China is eyeing the position of a leader in generative AI, as evident from the successes of DeepSeek and Kimi k1.5. It has also conquered the vision domain with OmniHuman and Goku and has recently launched Step-Video-T2V, challenging the dominion of top text-to-video models.
As it happens, major competitors in the text-to-video field like Sora, Veo 2, and Movie Gen, are now facing a new contender to the throne in the form of Step-Video-T2V developed by Shanghai-based startup Stepfun AI in partnership with Geely Automobile Group, per a report published on February 19.
Step-Video-T2V technical specifications
Specifically, the Sora-like Stepfun product is an open-source pre-trained video generation model with 30 billion parameters, support for direct generation of high-quality, 204-frame, 540P resolution videos, native bilingual (Chinese and English) input, and cinematographic language.
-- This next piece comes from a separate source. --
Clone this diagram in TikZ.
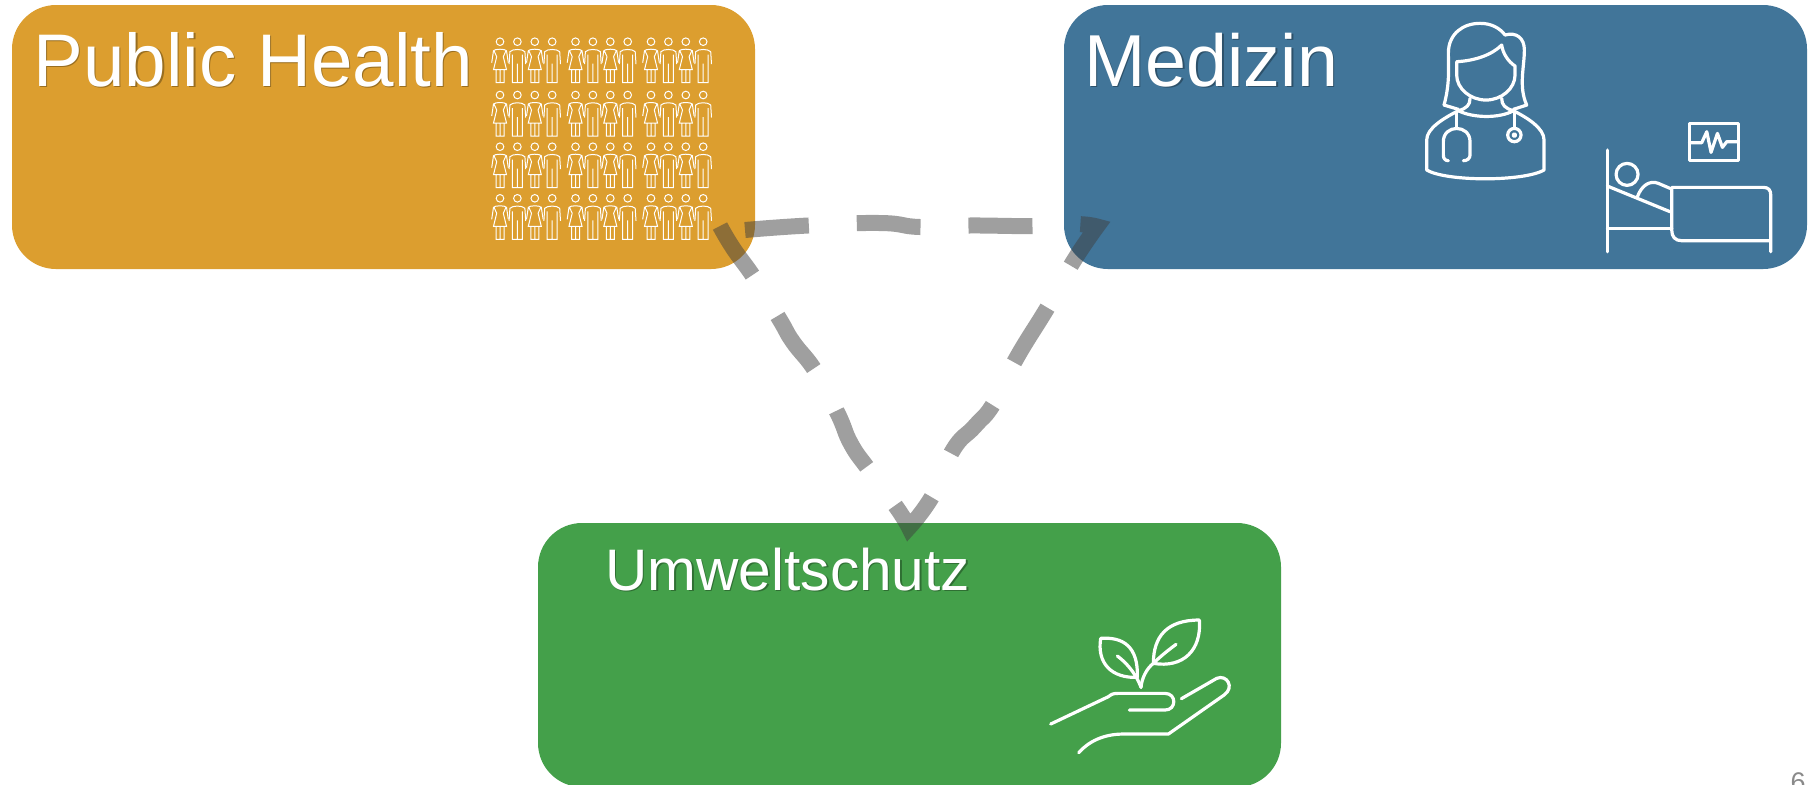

It deploys a deep compression Variational Autoencoder, Video-VAE, which takes care of video generation tasks, achieving 16×16 spatial and 8x temporal compression ratios while maintaining superior video reconstruction quality, developers said.
Furthermore, the tech encodes user prompts using two bilingual text encoders to handle both English and Chinese. A diffusion transformer (DiT) with 3D full attention, trained using Flow Matching, denoises input noise into latent frames, while Video-DPO supports reduction of artifacts and better visual quality.
The company tests the performance of its product on a novel video generation benchmark, and has made the results public, as well as provided the opportunity for users to test it out themselves for free.
Meanwhile, StepFun has also launched the Step-Audio large model, which can create expressions of emotion, dialects, languages, singing, and personalized styles based on various scene requirements, engage in natural, high-quality dialogue with users, and is the first product-level open-source voice interaction model in the industry.